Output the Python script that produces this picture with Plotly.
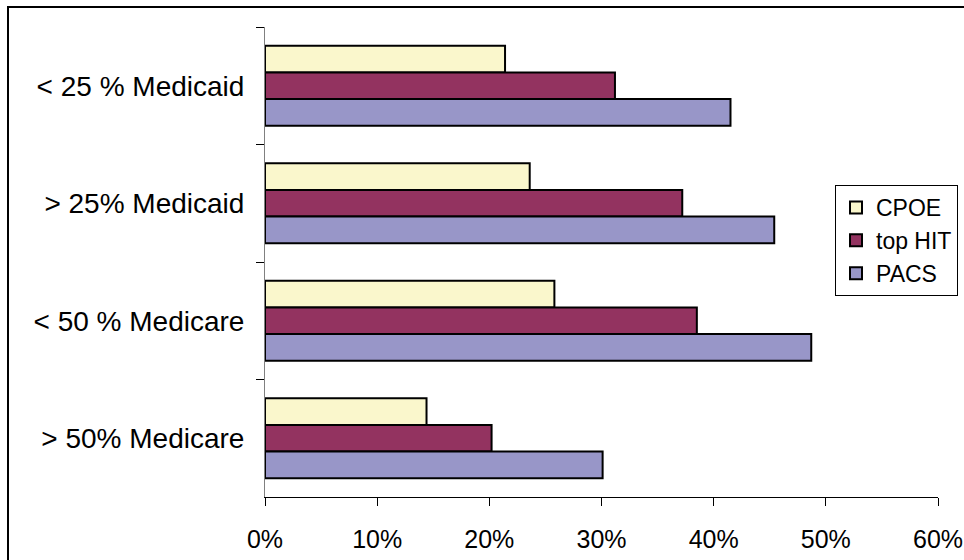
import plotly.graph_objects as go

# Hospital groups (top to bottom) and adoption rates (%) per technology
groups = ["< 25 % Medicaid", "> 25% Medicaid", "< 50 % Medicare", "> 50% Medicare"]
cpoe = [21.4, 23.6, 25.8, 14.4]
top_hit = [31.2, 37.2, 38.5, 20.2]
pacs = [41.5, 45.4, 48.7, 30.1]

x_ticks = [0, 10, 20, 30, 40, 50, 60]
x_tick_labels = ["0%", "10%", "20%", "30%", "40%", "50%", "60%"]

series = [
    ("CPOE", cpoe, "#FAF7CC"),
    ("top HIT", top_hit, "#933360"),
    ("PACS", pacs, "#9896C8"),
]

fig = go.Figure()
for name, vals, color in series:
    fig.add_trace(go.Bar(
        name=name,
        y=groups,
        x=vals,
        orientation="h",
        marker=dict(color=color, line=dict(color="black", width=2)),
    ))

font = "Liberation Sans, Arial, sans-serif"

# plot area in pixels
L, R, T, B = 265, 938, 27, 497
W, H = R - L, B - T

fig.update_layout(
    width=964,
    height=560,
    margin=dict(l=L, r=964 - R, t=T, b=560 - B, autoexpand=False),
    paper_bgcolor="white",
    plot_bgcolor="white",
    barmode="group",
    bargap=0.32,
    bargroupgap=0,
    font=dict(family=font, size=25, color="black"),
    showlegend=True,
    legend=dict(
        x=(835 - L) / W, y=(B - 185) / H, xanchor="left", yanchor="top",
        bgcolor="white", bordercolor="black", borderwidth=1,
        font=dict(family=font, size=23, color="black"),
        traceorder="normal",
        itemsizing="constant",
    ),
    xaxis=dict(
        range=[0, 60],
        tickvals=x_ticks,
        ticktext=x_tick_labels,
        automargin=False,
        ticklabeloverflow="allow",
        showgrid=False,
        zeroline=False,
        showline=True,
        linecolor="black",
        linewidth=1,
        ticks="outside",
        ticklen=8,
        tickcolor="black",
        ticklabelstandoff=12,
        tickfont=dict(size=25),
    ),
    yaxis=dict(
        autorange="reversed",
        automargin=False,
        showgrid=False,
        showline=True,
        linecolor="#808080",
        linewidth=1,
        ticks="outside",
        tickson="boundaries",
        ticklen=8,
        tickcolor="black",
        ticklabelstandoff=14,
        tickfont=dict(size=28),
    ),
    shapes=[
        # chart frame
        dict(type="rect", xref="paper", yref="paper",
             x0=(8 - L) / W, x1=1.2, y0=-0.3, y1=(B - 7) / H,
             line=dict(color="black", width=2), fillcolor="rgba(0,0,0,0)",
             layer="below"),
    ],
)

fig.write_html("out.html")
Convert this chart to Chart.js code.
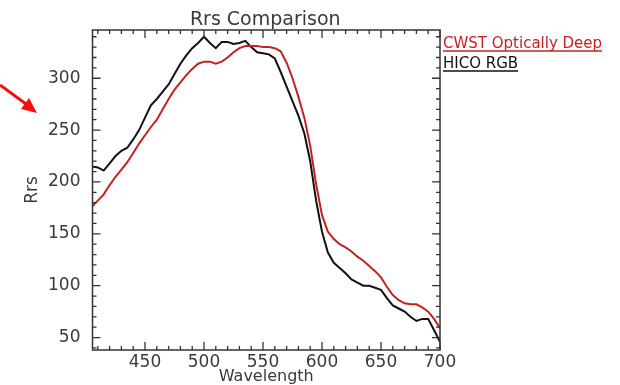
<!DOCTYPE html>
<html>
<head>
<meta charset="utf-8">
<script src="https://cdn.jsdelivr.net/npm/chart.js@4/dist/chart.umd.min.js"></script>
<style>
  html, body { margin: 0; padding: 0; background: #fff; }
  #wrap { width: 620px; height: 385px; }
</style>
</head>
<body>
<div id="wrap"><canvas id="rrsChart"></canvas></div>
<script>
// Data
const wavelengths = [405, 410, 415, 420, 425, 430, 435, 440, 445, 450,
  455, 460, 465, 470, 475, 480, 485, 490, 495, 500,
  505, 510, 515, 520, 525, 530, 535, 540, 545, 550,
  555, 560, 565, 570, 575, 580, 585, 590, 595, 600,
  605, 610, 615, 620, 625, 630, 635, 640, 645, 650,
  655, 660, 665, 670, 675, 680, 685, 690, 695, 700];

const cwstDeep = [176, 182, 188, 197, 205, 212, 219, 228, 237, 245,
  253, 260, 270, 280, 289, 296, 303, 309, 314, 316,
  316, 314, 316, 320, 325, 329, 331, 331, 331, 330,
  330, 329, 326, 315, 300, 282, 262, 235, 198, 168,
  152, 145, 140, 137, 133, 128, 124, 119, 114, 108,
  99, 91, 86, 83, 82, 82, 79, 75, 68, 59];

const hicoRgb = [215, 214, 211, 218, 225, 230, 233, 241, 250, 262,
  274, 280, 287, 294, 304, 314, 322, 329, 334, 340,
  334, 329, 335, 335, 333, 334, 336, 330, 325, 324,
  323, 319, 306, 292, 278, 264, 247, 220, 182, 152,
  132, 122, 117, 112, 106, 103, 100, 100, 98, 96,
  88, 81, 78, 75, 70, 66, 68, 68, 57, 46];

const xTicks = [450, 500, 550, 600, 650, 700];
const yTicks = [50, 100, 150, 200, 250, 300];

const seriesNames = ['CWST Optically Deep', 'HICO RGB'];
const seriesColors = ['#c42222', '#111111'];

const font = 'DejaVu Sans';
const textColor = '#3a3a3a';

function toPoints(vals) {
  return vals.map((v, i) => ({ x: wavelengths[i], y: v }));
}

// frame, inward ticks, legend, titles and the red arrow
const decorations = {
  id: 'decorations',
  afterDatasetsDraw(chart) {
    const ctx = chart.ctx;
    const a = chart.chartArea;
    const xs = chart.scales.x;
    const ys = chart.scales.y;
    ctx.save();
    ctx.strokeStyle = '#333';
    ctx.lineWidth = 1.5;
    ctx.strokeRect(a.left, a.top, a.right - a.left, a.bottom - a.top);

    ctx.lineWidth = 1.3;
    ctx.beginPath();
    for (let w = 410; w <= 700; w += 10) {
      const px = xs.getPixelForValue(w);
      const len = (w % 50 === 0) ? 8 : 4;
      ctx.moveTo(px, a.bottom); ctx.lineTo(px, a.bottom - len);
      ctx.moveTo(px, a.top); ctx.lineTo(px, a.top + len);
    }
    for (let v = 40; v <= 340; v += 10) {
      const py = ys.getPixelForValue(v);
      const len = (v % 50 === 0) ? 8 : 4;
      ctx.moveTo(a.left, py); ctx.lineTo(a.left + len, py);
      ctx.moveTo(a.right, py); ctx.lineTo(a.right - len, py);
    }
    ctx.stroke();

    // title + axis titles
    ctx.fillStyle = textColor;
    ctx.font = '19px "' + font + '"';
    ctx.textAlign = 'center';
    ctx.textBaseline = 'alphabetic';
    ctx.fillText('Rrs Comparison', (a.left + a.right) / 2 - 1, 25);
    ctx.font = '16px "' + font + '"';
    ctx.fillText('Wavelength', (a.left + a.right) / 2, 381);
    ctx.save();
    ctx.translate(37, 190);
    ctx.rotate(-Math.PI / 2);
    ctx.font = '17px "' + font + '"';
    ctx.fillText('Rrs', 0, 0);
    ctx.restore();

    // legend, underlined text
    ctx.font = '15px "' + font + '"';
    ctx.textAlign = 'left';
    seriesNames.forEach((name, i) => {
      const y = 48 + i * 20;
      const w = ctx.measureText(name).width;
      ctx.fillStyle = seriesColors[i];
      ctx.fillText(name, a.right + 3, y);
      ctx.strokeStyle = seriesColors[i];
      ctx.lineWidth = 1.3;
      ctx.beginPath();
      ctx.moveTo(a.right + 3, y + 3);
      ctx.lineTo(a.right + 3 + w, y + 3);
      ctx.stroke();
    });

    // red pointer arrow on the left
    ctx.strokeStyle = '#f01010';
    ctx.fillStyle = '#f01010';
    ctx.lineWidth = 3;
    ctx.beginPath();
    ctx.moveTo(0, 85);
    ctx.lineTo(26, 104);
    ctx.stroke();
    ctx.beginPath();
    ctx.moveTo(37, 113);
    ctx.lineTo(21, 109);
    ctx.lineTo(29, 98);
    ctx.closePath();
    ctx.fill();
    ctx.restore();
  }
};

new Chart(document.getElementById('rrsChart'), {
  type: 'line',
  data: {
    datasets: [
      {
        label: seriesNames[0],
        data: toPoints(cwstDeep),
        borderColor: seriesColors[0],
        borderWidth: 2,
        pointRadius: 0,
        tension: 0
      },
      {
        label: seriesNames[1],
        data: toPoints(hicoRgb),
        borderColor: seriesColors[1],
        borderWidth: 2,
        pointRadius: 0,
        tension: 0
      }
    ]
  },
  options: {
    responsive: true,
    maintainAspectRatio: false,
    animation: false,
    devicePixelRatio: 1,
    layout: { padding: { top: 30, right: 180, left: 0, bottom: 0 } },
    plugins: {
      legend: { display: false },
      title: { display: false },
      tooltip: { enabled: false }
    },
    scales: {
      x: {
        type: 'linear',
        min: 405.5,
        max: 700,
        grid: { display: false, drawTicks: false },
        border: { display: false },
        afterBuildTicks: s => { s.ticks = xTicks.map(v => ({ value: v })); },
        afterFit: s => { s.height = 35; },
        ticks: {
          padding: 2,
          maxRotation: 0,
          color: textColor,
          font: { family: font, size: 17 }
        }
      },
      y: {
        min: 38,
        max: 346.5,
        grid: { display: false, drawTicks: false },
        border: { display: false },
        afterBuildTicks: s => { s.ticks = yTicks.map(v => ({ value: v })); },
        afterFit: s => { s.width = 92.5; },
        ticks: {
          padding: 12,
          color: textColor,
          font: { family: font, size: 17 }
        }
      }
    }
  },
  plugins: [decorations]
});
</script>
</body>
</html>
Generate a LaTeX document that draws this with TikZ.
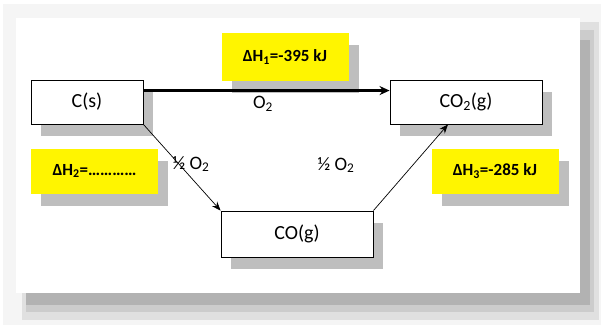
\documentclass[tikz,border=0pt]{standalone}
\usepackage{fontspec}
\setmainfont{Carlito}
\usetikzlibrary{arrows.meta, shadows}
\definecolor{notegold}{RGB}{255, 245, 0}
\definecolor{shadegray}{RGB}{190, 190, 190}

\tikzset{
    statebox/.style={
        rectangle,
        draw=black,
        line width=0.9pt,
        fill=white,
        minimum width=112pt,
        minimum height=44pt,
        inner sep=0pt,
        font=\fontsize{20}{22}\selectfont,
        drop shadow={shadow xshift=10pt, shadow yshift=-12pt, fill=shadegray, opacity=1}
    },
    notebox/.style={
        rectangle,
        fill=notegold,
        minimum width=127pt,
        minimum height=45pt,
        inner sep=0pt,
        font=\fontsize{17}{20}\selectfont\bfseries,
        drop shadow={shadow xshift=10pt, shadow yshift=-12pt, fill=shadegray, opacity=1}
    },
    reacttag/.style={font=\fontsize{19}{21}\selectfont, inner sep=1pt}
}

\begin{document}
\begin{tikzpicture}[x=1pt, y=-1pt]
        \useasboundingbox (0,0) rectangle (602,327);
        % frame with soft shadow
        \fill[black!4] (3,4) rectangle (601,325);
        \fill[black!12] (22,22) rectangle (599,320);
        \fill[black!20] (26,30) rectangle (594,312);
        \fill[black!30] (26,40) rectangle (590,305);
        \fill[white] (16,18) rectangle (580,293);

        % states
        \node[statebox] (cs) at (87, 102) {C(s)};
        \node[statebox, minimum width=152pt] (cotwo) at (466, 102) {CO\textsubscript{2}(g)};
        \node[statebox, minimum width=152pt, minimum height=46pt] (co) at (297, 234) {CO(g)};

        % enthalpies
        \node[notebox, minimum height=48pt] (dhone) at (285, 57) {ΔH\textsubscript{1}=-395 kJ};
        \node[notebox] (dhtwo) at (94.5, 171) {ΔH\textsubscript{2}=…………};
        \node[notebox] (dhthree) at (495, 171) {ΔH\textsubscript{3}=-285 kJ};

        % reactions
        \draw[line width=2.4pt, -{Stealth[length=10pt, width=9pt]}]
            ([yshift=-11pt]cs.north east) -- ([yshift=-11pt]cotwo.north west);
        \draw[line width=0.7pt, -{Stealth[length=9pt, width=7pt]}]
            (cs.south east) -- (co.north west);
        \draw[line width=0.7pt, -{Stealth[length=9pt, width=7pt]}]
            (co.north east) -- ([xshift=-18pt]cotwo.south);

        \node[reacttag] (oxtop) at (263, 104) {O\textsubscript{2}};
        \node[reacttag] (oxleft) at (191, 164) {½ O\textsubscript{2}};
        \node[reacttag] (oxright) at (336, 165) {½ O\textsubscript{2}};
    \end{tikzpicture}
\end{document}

*What to do*.
Repeat exactly the lines above, from the line that contains "Convert this chart to Chart.js code." down through the line that contains "655, 660, 665, 670, 675, 680, 685, 690, 695, 700];". Include both of those lines and none of the pictures.

*Response to the exercise*.
Convert this chart to Chart.js code.
<!DOCTYPE html>
<html>
<head>
<meta charset="utf-8">
<script src="https://cdn.jsdelivr.net/npm/chart.js@4/dist/chart.umd.min.js"></script>
<style>
  html, body { margin: 0; padding: 0; background: #fff; }
  #wrap { width: 620px; height: 385px; }
</style>
</head>
<body>
<div id="wrap"><canvas id="rrsChart"></canvas></div>
<script>
// Data
const wavelengths = [405, 410, 415, 420, 425, 430, 435, 440, 445, 450,
  455, 460, 465, 470, 475, 480, 485, 490, 495, 500,
  505, 510, 515, 520, 525, 530, 535, 540, 545, 550,
  555, 560, 565, 570, 575, 580, 585, 590, 595, 600,
  605, 610, 615, 620, 625, 630, 635, 640, 645, 650,
  655, 660, 665, 670, 675, 680, 685, 690, 695, 700];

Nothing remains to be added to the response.